▶ [Description of the task]:
Copy exactly, leaving out every image, the lines from the one with "Rebuild this chart" through the one with "import * as", inclusive.

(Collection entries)
● ● ● ● ● ● ●

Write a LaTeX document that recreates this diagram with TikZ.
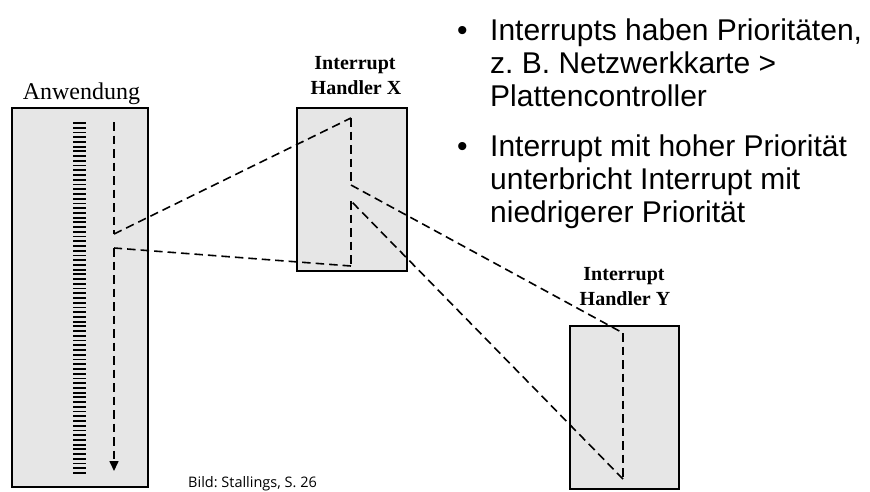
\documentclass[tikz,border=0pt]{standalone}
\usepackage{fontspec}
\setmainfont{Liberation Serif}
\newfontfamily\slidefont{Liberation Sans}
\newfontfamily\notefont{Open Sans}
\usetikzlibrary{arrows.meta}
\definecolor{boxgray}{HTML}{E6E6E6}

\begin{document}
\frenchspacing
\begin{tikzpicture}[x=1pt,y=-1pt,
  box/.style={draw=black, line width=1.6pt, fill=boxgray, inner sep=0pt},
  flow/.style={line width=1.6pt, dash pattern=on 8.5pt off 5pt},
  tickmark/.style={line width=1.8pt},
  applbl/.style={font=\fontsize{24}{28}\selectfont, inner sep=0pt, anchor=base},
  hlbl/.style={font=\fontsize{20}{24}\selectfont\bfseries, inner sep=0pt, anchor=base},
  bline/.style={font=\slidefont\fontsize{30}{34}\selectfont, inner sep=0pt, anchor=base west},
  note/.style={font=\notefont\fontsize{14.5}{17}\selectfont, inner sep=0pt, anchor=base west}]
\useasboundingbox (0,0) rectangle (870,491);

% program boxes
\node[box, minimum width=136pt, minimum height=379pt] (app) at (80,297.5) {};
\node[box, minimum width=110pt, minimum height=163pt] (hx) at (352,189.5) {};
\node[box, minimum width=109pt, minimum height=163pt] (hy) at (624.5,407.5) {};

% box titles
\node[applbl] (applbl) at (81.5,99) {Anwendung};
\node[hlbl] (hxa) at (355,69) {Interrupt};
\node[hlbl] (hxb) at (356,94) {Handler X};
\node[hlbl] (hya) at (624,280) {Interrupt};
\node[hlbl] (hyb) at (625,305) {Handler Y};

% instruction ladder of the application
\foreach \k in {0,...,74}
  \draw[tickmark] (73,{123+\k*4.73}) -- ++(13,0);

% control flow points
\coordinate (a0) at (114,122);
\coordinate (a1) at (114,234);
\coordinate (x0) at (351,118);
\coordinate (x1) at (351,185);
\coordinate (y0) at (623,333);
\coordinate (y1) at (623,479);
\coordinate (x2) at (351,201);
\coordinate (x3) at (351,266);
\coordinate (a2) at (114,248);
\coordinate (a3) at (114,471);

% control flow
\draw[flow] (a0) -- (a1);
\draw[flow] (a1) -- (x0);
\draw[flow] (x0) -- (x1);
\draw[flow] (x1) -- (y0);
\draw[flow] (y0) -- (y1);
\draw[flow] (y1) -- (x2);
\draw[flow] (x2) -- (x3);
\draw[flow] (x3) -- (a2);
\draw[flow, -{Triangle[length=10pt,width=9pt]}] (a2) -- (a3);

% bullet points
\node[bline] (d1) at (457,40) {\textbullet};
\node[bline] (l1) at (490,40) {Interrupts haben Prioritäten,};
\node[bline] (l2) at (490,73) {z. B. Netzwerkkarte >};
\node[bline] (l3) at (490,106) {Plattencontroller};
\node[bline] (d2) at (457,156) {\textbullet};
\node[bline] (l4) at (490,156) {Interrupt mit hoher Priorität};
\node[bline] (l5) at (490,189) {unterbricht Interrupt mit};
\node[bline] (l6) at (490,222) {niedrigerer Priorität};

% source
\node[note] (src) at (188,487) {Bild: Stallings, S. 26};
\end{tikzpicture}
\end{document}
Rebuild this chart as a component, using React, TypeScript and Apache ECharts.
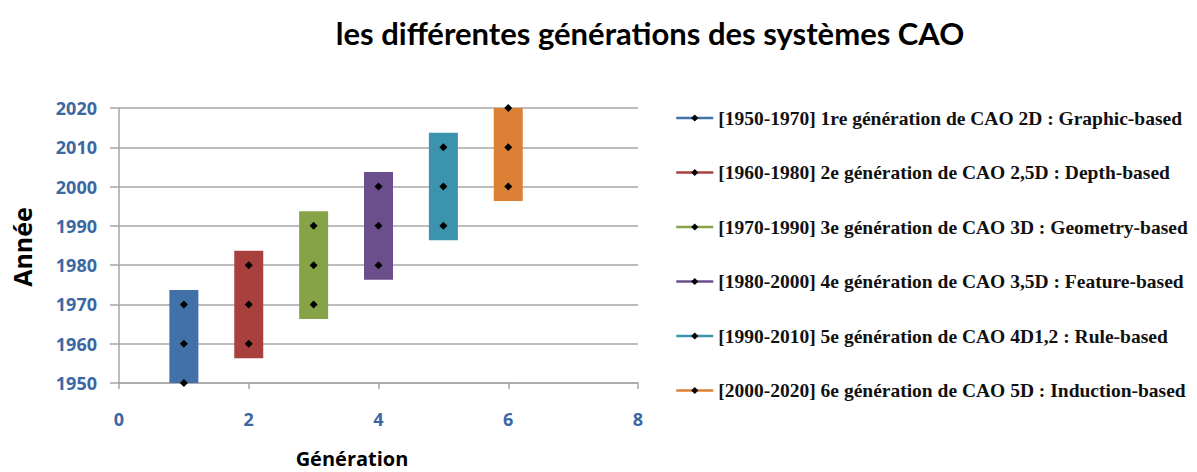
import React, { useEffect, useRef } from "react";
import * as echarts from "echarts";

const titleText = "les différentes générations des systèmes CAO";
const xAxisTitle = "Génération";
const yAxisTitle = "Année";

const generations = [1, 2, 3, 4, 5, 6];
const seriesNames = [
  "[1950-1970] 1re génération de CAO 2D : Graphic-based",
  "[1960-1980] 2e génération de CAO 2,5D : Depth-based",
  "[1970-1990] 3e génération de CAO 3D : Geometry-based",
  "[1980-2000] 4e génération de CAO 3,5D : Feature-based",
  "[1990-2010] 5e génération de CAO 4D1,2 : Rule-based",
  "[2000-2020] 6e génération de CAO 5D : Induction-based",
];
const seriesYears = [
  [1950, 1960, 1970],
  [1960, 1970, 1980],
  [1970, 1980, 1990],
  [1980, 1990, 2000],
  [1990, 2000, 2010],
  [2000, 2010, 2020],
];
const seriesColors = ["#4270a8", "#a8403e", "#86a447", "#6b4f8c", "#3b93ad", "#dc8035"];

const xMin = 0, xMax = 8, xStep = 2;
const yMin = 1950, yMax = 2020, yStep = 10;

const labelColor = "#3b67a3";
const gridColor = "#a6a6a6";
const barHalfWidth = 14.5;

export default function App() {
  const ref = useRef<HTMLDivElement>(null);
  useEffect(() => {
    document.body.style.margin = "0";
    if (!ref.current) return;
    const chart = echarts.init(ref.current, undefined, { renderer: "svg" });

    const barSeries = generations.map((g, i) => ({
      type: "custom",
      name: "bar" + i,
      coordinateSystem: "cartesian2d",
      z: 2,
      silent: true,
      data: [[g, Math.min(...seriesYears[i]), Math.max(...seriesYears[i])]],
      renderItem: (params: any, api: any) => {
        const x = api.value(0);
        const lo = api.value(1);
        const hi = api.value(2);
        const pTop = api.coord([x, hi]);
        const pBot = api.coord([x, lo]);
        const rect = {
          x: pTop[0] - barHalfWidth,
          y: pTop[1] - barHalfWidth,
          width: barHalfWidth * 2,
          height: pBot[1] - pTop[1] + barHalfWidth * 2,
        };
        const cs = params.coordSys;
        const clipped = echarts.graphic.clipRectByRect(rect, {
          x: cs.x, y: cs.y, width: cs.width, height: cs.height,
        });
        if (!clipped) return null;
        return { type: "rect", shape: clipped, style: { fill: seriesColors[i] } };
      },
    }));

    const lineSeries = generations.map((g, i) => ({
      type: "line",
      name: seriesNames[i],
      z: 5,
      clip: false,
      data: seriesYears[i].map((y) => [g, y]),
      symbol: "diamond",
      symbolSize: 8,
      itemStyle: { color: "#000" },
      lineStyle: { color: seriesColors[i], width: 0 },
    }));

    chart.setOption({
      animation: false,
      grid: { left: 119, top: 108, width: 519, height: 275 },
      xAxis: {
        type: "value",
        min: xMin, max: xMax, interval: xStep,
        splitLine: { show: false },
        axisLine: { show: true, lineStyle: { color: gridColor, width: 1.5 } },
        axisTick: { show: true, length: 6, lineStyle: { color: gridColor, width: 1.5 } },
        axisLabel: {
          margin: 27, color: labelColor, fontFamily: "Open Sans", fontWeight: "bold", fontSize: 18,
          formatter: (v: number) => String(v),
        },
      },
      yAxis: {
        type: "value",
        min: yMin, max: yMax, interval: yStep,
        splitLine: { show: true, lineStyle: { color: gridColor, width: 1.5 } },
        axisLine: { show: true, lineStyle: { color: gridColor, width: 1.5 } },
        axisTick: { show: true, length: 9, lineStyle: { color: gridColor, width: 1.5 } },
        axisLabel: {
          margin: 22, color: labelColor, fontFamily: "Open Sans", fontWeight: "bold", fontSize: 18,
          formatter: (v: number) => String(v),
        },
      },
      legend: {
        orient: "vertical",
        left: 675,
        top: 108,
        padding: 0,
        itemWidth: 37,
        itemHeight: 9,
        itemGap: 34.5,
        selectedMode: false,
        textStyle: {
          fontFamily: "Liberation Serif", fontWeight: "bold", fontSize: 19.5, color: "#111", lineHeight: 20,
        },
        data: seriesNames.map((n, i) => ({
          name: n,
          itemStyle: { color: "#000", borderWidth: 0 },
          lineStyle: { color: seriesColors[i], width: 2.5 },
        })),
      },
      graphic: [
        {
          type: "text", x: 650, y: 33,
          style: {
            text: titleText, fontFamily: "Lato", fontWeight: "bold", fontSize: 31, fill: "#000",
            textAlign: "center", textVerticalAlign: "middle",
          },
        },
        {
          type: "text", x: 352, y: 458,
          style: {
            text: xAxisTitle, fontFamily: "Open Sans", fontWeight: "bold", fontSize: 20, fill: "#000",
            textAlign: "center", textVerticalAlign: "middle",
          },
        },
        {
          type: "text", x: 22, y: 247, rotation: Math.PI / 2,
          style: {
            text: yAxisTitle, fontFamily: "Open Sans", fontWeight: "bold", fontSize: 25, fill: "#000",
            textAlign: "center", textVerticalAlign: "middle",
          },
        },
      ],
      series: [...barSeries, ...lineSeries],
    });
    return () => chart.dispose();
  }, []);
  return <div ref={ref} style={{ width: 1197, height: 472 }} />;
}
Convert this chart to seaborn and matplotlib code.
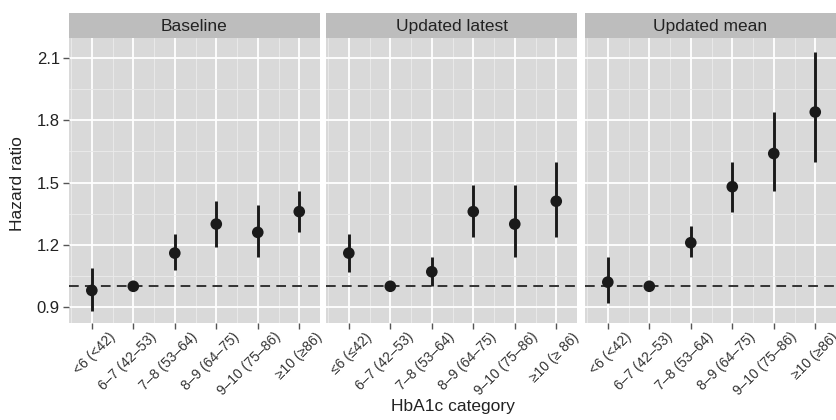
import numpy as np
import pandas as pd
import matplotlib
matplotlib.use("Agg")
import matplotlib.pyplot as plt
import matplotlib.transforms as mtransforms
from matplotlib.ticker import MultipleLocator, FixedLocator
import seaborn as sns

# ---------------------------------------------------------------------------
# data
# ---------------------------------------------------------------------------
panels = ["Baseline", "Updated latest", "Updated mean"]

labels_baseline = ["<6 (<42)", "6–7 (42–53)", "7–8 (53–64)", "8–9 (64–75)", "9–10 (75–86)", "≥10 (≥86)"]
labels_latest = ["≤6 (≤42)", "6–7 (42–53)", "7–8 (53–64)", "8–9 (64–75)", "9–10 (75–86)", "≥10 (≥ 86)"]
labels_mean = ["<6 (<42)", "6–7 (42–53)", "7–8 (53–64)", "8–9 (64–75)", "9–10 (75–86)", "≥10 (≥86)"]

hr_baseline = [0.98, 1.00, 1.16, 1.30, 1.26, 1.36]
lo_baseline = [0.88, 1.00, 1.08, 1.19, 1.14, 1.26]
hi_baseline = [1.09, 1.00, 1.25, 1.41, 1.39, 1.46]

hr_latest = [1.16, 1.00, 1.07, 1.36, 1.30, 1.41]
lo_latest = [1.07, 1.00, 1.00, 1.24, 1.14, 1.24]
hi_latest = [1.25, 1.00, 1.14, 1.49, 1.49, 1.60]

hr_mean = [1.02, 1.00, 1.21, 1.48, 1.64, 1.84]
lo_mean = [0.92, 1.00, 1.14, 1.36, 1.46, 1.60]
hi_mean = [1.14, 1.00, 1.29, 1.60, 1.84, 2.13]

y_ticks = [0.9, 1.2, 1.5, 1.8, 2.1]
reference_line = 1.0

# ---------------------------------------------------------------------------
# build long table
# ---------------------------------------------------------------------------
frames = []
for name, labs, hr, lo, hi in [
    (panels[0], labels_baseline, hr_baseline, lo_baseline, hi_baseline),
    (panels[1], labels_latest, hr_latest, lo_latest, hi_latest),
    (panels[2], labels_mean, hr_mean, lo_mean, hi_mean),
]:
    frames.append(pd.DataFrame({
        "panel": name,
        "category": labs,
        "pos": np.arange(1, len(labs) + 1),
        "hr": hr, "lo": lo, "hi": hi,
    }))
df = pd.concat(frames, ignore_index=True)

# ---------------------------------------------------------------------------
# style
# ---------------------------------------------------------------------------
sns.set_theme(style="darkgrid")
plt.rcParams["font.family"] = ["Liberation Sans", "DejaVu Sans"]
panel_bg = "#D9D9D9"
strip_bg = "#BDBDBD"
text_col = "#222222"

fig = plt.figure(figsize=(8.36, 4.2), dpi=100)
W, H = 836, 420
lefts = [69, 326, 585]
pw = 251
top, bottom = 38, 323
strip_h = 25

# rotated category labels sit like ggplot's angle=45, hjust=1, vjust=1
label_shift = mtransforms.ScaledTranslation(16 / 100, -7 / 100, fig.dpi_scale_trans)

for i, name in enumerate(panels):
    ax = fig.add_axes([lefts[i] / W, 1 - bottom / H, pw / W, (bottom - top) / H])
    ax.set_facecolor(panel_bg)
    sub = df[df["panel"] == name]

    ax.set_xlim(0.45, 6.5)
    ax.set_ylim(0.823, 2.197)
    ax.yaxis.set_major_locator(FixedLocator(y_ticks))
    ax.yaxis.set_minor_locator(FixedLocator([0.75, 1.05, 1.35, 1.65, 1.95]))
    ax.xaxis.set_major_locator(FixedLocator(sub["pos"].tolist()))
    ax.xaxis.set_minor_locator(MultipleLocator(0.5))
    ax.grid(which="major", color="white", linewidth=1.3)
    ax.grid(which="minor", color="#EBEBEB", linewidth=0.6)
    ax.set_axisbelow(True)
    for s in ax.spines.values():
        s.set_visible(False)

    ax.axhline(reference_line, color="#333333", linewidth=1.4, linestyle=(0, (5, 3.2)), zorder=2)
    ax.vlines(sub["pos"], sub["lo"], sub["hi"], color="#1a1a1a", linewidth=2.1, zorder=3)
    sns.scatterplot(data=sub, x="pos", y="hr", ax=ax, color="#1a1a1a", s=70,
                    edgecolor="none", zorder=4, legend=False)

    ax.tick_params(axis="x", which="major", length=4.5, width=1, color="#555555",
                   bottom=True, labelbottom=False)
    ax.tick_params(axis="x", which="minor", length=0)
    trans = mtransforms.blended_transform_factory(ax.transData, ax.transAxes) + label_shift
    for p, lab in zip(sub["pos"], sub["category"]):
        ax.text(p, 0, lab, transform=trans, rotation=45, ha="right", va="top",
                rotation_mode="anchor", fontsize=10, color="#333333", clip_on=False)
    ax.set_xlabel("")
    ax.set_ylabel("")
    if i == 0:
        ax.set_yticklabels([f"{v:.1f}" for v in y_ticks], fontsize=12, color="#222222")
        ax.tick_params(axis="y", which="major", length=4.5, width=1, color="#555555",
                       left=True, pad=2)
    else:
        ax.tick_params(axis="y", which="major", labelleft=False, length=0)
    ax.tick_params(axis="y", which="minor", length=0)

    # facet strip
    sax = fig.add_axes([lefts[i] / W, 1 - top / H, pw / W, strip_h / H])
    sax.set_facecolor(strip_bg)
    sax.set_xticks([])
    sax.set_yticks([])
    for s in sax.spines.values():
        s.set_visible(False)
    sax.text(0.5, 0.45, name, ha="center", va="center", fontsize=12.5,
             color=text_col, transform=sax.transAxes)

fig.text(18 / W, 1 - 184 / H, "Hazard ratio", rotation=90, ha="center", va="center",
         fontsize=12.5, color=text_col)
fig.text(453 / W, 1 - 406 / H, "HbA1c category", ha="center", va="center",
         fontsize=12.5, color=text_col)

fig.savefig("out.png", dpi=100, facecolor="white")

● ● ● ● ● ● ●

▶ [Solved problem]:
Rebuild this chart as a component, using React, TypeScript and Apache ECharts.
import React, { useEffect, useRef } from "react";
import * as echarts from "echarts";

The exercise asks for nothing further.